Plotting code records

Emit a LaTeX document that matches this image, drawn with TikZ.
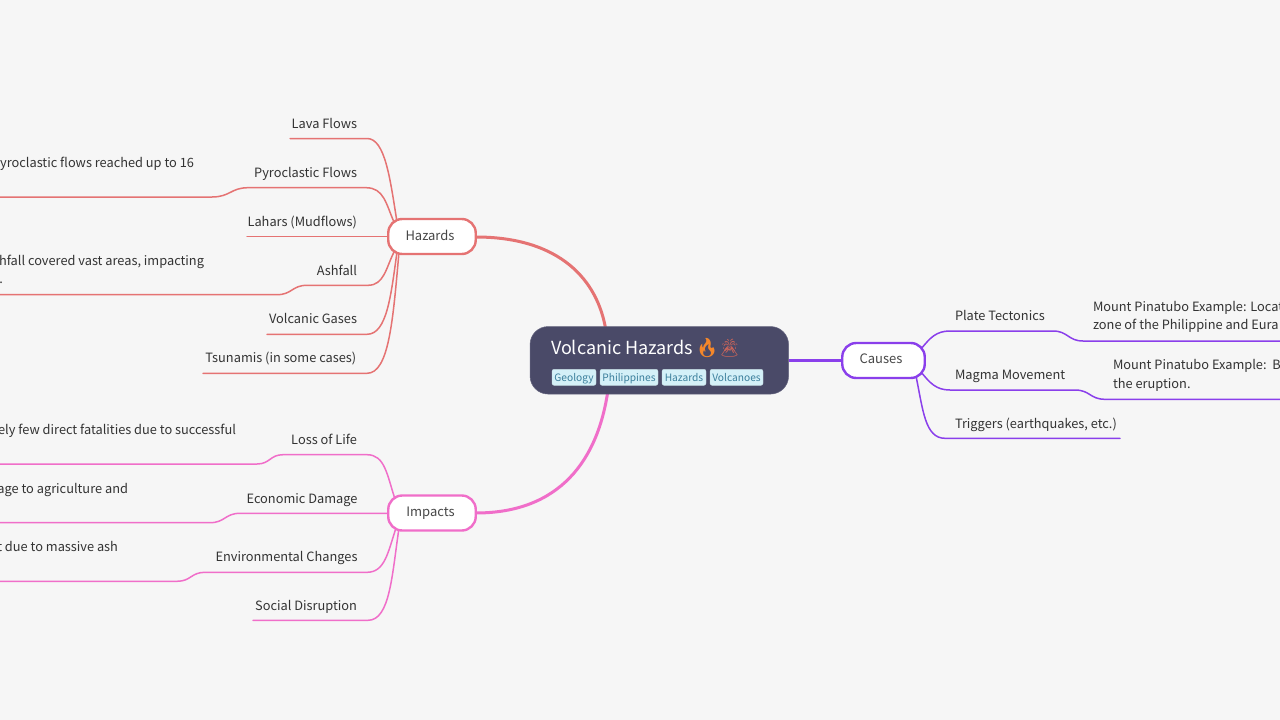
\documentclass[tikz,border=0pt]{standalone}
\usepackage{fontspec}
\setmainfont{Noto Sans CJK SC}
\newfontfamily\emojifont{Noto Emoji}
\usetikzlibrary{backgrounds}
\definecolor{pagebg}{HTML}{F6F6F6}
\definecolor{hazc}{HTML}{E57373}
\definecolor{impc}{HTML}{F06EC9}
\definecolor{cauc}{HTML}{8A3FEB}
\definecolor{rootc}{HTML}{4A4A68}
\definecolor{txtc}{HTML}{333333}
\definecolor{tagf}{HTML}{D4F0F8}
\definecolor{tagt}{HTML}{3B7F9C}
\definecolor{flamec}{HTML}{F5872A}
\definecolor{volc}{HTML}{C8645A}
\tikzset{
  x=1pt,y=-1pt,
  every node/.style={inner sep=0pt,outer sep=0pt,font=\fontsize{12.8}{16}\selectfont,text=txtc},
  leaf/.style={anchor=base east},
  rleaf/.style={anchor=base west},
  topic/.style={draw,line width=2.4pt,fill=white,rounded corners=14pt},
  topicname/.style={anchor=base,font=\fontsize{13}{16}\selectfont,text=txtc!90},
  tag/.style={fill=tagf,draw=tagf!80!gray,line width=.4pt,rounded corners=2pt,minimum height=16pt,text height=9pt,text depth=1pt,font=\fontsize{10.2}{12}\selectfont,text=tagt},
  branch/.style={line width=1.5pt,line cap=round},
  hz/.style={branch,hazc},
  im/.style={branch,impc},
  ca/.style={branch,cauc},
}
\begin{document}
\begin{tikzpicture}
\useasboundingbox (0,0) rectangle (1280,720);
% root and main topics
\node[fill=rootc,draw=rootc!85!white,line width=.5pt,rounded corners=18pt,minimum width=258.5pt,minimum height=67.5pt] (root) at (659.3,360.3) {};
\node[anchor=base west,font=\fontsize{18}{24}\selectfont,text=white] (title) at (551,354) {Volcanic Hazards};
\node[anchor=base west,font=\emojifont\fontsize{19}{24}\selectfont,text=flamec] (flame) at (695,354) {🔥};
\node[anchor=base west,font=\emojifont\fontsize{18}{24}\selectfont,text=volc] (volcano) at (718,354) {🌋};
\node[tag,minimum width=44pt] (t1) at (574,377.3) {Geology};
\node[tag,minimum width=58pt] (t2) at (629,377.3) {Philippines};
\node[tag,minimum width=44pt] (t3) at (684,377.3) {Hazards};
\node[tag,minimum width=53pt] (t4) at (736.5,377.3) {Volcanoes};
\node[topic,draw=hazc,minimum width=87.5pt,minimum height=35pt] (haz) at (432,236.5) {};
\node[topic,draw=impc,minimum width=87.5pt,minimum height=35pt] (imp) at (432,513) {};
\node[topic,draw=cauc,minimum width=82.5pt,minimum height=35pt] (cau) at (883.5,360.5) {};
\node[topicname] (hazt) at (430,240) {Hazards};
\node[topicname] (impt) at (430.5,516.3) {Impacts};
\node[topicname] (caut) at (881,363) {Causes};
% hazards leaves
\node[leaf] (lava) at (357,128) {Lava Flows};
\node[leaf] (pyro) at (357,177) {Pyroclastic Flows};
\node[leaf] (pyrod) at (194,167.5) {yroclastic flows reached up to 16};
\node[leaf] (lahar) at (357,226) {Lahars (Mudflows)};
\node[leaf] (ash) at (357,275) {Ashfall};
\node[leaf] (ashd) at (204,265) {hfall covered vast areas, impacting};
\node[leaf] (ashe) at (3,283) {.};
\node[leaf] (gas) at (357,323.5) {Volcanic Gases};
\node[leaf] (tsu) at (356.3,362.7) {Tsunamis (in some cases)};
% impacts leaves
\node[leaf] (loss) at (357,444) {Loss of Life};
\node[leaf] (lossd) at (236,434) {ely few direct fatalities due to successful};
\node[leaf] (econ) at (357.5,503) {Economic Damage};
\node[leaf] (econd) at (128,493) {age to agriculture and};
\node[leaf] (env) at (357.5,561.4) {Environmental Changes};
\node[leaf] (envd) at (118,551.6) {t due to massive ash};
\node[leaf] (soc) at (357,610) {Social Disruption};
% causes leaves
\node[rleaf] (plate) at (955,320.6) {Plate Tectonics};
\node[rleaf] (plated) at (1093,311) {Mount Pinatubo Example: Locat};
\node[rleaf] (platee) at (1093,329) {zone of the Philippine and Eura};
\node[rleaf] (magma) at (955,379.5) {Magma Movement};
\node[rleaf] (magmad) at (1113,369.5) {Mount Pinatubo Example:\ \ B};
\node[rleaf] (magmae) at (1113,388) {the eruption.};
\node[rleaf] (trig) at (955,428) {Triggers (earthquakes, etc.)};
% free ends of the connectors
\coordinate (lavaE) at (290,138.5);
\coordinate (pyroE) at (-5,197);
\coordinate (lahE) at (247,236.3);
\coordinate (ashE) at (-5,294.7);
\coordinate (gasE) at (267,334.3);
\coordinate (tsuE) at (203,373.3);
\coordinate (lossE) at (-5,464);
\coordinate (econE) at (-5,522.7);
\coordinate (envE) at (-5,581.3);
\coordinate (socE) at (253,620.3);
\coordinate (plateE) at (1285,341);
\coordinate (magmaE) at (1285,399.3);
\coordinate (trigE) at (1120,438.3);
\begin{scope}[on background layer]
\fill[pagebg] (0,0) rectangle (1280,720);
\draw[hazc,line width=3pt] (haz.east|-0,237) .. controls (560,237) and (598,280) .. (606,331);
\draw[impc,line width=3pt] (imp.east|-0,513) .. controls (560,513) and (598,460) .. (608,390);
\draw[cauc,line width=3pt] (root.east|-0,360) -- (cau.west|-0,360);
% hazards branches
\draw[hz] (397,222) .. controls (390,178) and (385,138.5) .. (367,138.5) -- (lavaE);
\draw[hz] (394,222) .. controls (386,204) and (384,187.7) .. (366,187.7) -- (248,187.7) .. controls (231,187.7) and (230,197) .. (212,197) -- (pyroE);
\draw[hz] (haz.west|-0,236.3) -- (lahE);
\draw[hz] (394,252) .. controls (386,268) and (384,285.3) .. (368,285.3) -- (307,285.3) .. controls (292,285.3) and (292,294.7) .. (277,294.7) -- (ashE);
\draw[hz] (397,252) .. controls (391,295) and (387,334.3) .. (367,334.3) -- (gasE);
\draw[hz] (399,252) .. controls (393,320) and (389,373.3) .. (367,373.3) -- (tsuE);
% impacts branches
\draw[im] (395,499) .. controls (387,475) and (385,454.7) .. (367,454.7) -- (283,454.7) .. controls (270,454.7) and (270,464) .. (257,464) -- (lossE);
\draw[im] (imp.west|-0,513.3) -- (240,513.3) .. controls (225,513.3) and (225,522.7) .. (210,522.7) -- (econE);
\draw[im] (396,528) .. controls (388,552) and (385,572.3) .. (367,572.3) -- (205,572.3) .. controls (191,572.3) and (191,581.3) .. (177,581.3) -- (envE);
\draw[im] (399,528) .. controls (392,575) and (390,620.3) .. (368,620.3) -- (socE);
% causes branches
\draw[ca] (921,349) .. controls (930,338) and (936,331) .. (950,331) -- (1053,331) .. controls (1068,331) and (1068,341) .. (1083,341) -- (plateE);
\draw[ca] (921,372) .. controls (930,383) and (936,390) .. (950,390) -- (1075,390) .. controls (1090,390) and (1090,399.3) .. (1105,399.3) -- (magmaE);
\draw[ca] (916,376) .. controls (923,410) and (925,438.3) .. (945,438.3) -- (trigE);
\end{scope}
\end{tikzpicture}
\end{document}
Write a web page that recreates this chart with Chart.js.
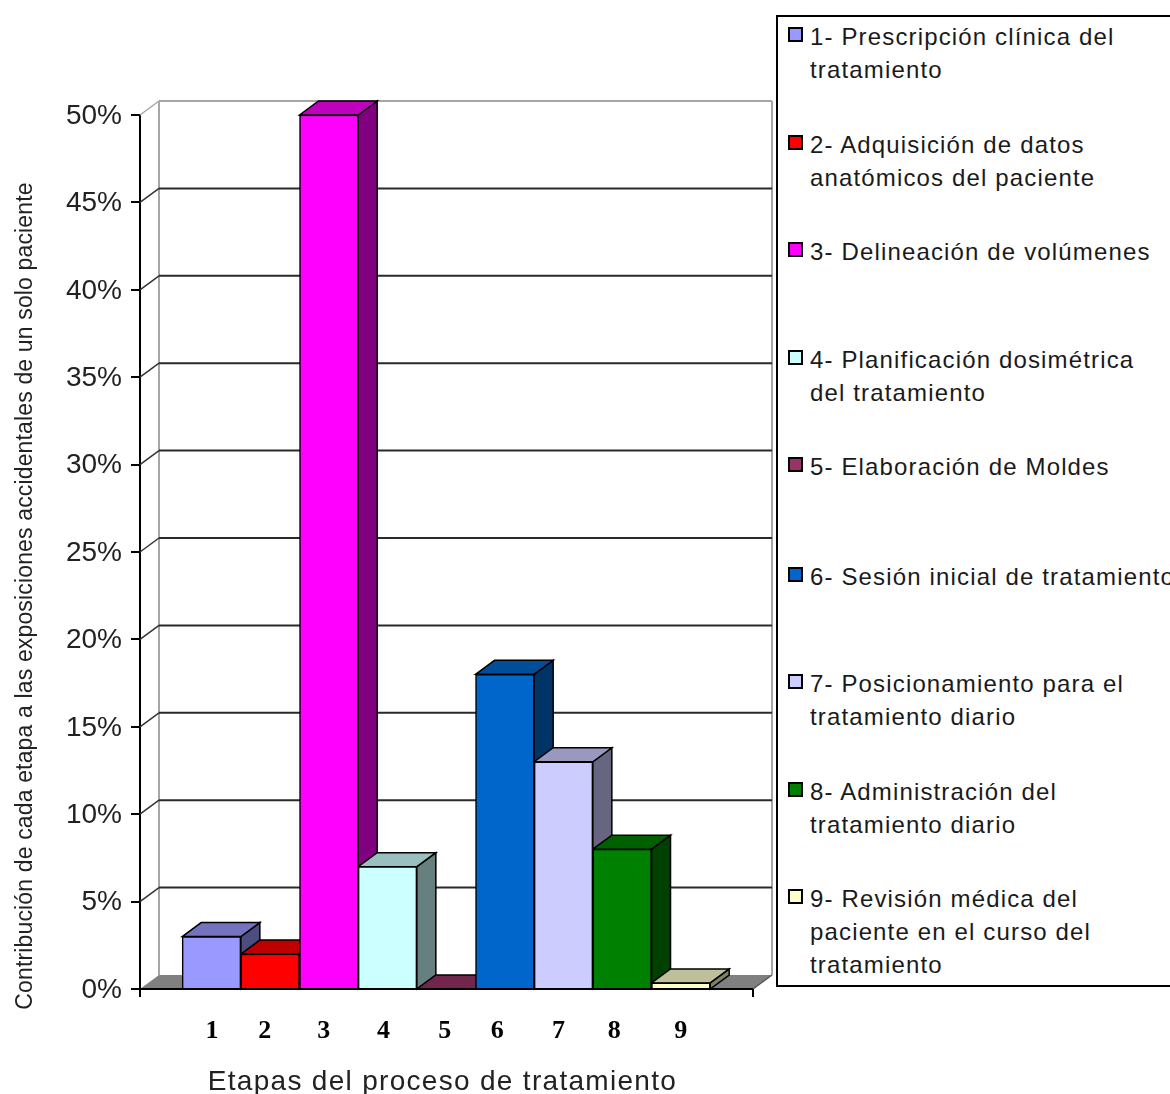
<!DOCTYPE html>
<html><head><meta charset="utf-8">
<script src="https://cdn.jsdelivr.net/npm/chart.js@4"></script>
<style>
html,body{margin:0;padding:0;background:#fff;overflow:hidden;width:1170px;height:1094px}
#wrap{position:relative;width:1170px;height:1094px;overflow:hidden}
canvas{position:absolute;left:0;top:0}
#legend{position:absolute;left:776px;top:15px;width:500px;height:968px;border:2px solid #000;background:#fff;font-family:"Liberation Sans",Arial,sans-serif;color:#1a1a1a}
.item{position:absolute;left:32px;font-size:24px;line-height:33px;letter-spacing:1.15px;white-space:nowrap}
.sw{position:absolute;left:10px;width:11px;height:11px;border:2px solid #000}
</style></head>
<body><div id="wrap"><canvas id="c" width="1170" height="1094"></canvas><div id="legend"></div></div>
<script>
const steps=[1,2,3,4,5,6,7,8,9];
const values=[3,2,50,7,0,18,13,8,0.35];
const colors=['#9999FF','#FF0000','#FF00FF','#CCFFFF','#993366','#0066CC','#CCCCFF','#008000','#FFFFCC'];
const legendLines=[
 ['1- Prescripción clínica del','tratamiento'],
 ['2- Adquisición de datos','anatómicos del paciente'],
 ['3- Delineación de volúmenes'],
 ['4- Planificación dosimétrica','del tratamiento'],
 ['5- Elaboración de Moldes'],
 ['6- Sesión inicial de tratamiento'],
 ['7- Posicionamiento para el','tratamiento diario'],
 ['8- Administración del','tratamiento diario'],
 ['9- Revisión médica del','paciente en el curso del','tratamiento']
];
const yTitle='Contribución de cada etapa a las exposiciones accidentales de un solo paciente';
const xTitle='Etapas del proceso de tratamiento';
const tickNudges=[0.5,-5.5,-5,-4,-1.5,-7.5,-5,-8,0];
const legendRows=[37,145,252,360,467,577,684,792,899];
const DX=19,DY=14;

const legend=document.getElementById('legend');
legendLines.forEach((lines,i)=>{
  const top=legendRows[i]-34;
  const sw=document.createElement('div');sw.className='sw';sw.style.top=(top+7)+'px';sw.style.background=colors[i];
  const t=document.createElement('div');t.className='item';t.style.top=top+'px';t.innerHTML=lines.join('<br>');
  legend.append(sw,t);
});

function shade(hex,f){
  const n=parseInt(hex.slice(1),16);
  return `rgb(${Math.round((n>>16&255)*f)},${Math.round((n>>8&255)*f)},${Math.round((n&255)*f)})`;
}
function poly(ctx,pts,fill,stroke,w){
  ctx.beginPath();pts.forEach((p,i)=>i?ctx.lineTo(p[0],p[1]):ctx.moveTo(p[0],p[1]));ctx.closePath();
  if(fill){ctx.fillStyle=fill;ctx.fill();}
  if(stroke){ctx.strokeStyle=stroke;ctx.lineWidth=w||1.5;ctx.stroke();}
}
function line(ctx,a,b,c,d,col,w){ctx.beginPath();ctx.moveTo(a,b);ctx.lineTo(c,d);ctx.strokeStyle=col;ctx.lineWidth=w;ctx.stroke();}
function shiftTitle(s,dx,dy,spacing){
  if(s._wrapped)return;
  s._wrapped=true;
  const orig=s.drawTitle;
  s.drawTitle=function(){
    const c=this.ctx;c.save();c.translate(dx,dy);c.letterSpacing=spacing;orig.call(this);c.restore();
  };
}

const depth3d={
  id:'depth3d',
  beforeDatasetsDraw(chart){
    const ctx=chart.ctx,x=chart.scales.x,y=chart.scales.y;
    const L=x.left,R=x.right,B=y.bottom,T=y.top;
    ctx.save();
    poly(ctx,[[L,B],[R,B],[R+DX,B-DY],[L+DX,B-DY]],'#808080');
    line(ctx,L+DX,T-DY,L+DX,B-DY,'#a6a6a6',2);
    line(ctx,R+DX,T-DY,R+DX,B-DY,'#a6a6a6',2);
    line(ctx,L+DX,T-DY,R+DX,T-DY,'#a6a6a6',2);
    line(ctx,L,T,L+DX,T-DY,'#a6a6a6',1.5);
    y.ticks.forEach(t=>{
      const py=y.getPixelForValue(t.value);
      if(t.value>0&&t.value<50){
        line(ctx,L,py,L+DX,py-DY,'#333',1.5);
        line(ctx,L+DX,py-DY,R+DX,py-DY,'#2a2a2a',2);
      }
    });
    line(ctx,R,B,R+DX,B-DY,'#555',1.5);
    const bars=chart.getDatasetMeta(0).data;
    bars.forEach((b,i)=>{
      const l=b.x-b.width/2,r=b.x+b.width/2,t=b.y;
      poly(ctx,[[r,t],[r+DX,t-DY],[r+DX,B-DY],[r,B]],shade(colors[i],.5),'#000',1.5);
      poly(ctx,[[l,t],[l+DX,t-DY],[r+DX,t-DY],[r,t]],shade(colors[i],.75),'#000',1.5);
    });
    ctx.restore();
  },
  afterDatasetsDraw(chart){
    const ctx=chart.ctx,x=chart.scales.x,y=chart.scales.y;
    ctx.save();
    line(ctx,x.left,y.bottom,x.right,y.bottom,'#000',2);
    line(ctx,x.left,y.bottom,x.left,y.bottom+8,'#000',2);
    line(ctx,x.right,y.bottom,x.right,y.bottom+8,'#000',2);
    ctx.restore();
  },
  beforeDraw(chart){
    chart.scales.x.getLabelItems().forEach((it,i)=>{
      if(!it._n){it.options.translation[0]+=tickNudges[i];it._n=true;}
    });
    chart.scales.y.getLabelItems().forEach(it=>{
      if(!it._n){it.options.translation[1]+=1;it._n=true;}
    });
    shiftTitle(chart.scales.y,0,44,'0.15px');
    shiftTitle(chart.scales.x,-4,5,'1.3px');
  }
};

new Chart(document.getElementById('c'),{
  type:'bar',
  data:{datasets:[{
    data:steps.map((s,i)=>({x:s,y:values[i]})),
    backgroundColor:colors,borderColor:'#000',borderWidth:1.5,
    barPercentage:1,categoryPercentage:1
  }]},
  options:{
    responsive:false,animation:false,devicePixelRatio:1,
    layout:{padding:{left:0,right:417,top:115,bottom:0}},
    plugins:{legend:{display:false},tooltip:{enabled:false}},
    scales:{
      x:{type:'linear',offset:false,bounds:'data',min:-0.219,max:10.23,
        afterBuildTicks(s){s.ticks=steps.map(v=>({value:v}));},
        afterFit(s){s.height=105;},
        grid:{display:false,drawTicks:false,offset:false},border:{display:false},
        ticks:{autoSkip:false,maxRotation:0,padding:27,color:'#000',font:{family:'"Liberation Serif"',weight:'bold',size:26},callback:v=>String(v)},
        title:{display:true,text:xTitle,color:'#222',padding:{top:16,bottom:0},font:{family:'"Liberation Sans"',size:28}}
      },
      y:{min:0,max:50,
        afterBuildTicks(s){s.ticks=[0,5,10,15,20,25,30,35,40,45,50].map(v=>({value:v}));},
        afterFit(s){s.width=140;},
        grid:{drawOnChartArea:false,drawTicks:true,tickLength:9,color:'#000',lineWidth:2},
        border:{display:true,color:'#000',width:2},
        ticks:{padding:9,color:'#222',font:{family:'"Liberation Sans"',size:28},callback:v=>v+'%'},
        title:{display:true,text:yTitle,color:'#222',padding:{top:12,bottom:0},font:{family:'"Liberation Sans"',size:23}}
      }
    }
  },
  plugins:[depth3d]
});
</script></body></html>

Work to complete
Copy all lines of the material above where the string "this" occurs.

Solved problem
Emit a LaTeX document that matches this image, drawn with TikZ.
Write a web page that recreates this chart with Chart.js.
    const c=this.ctx;c.save();c.translate(dx,dy);c.letterSpacing=spacing;orig.call(this);c.restore();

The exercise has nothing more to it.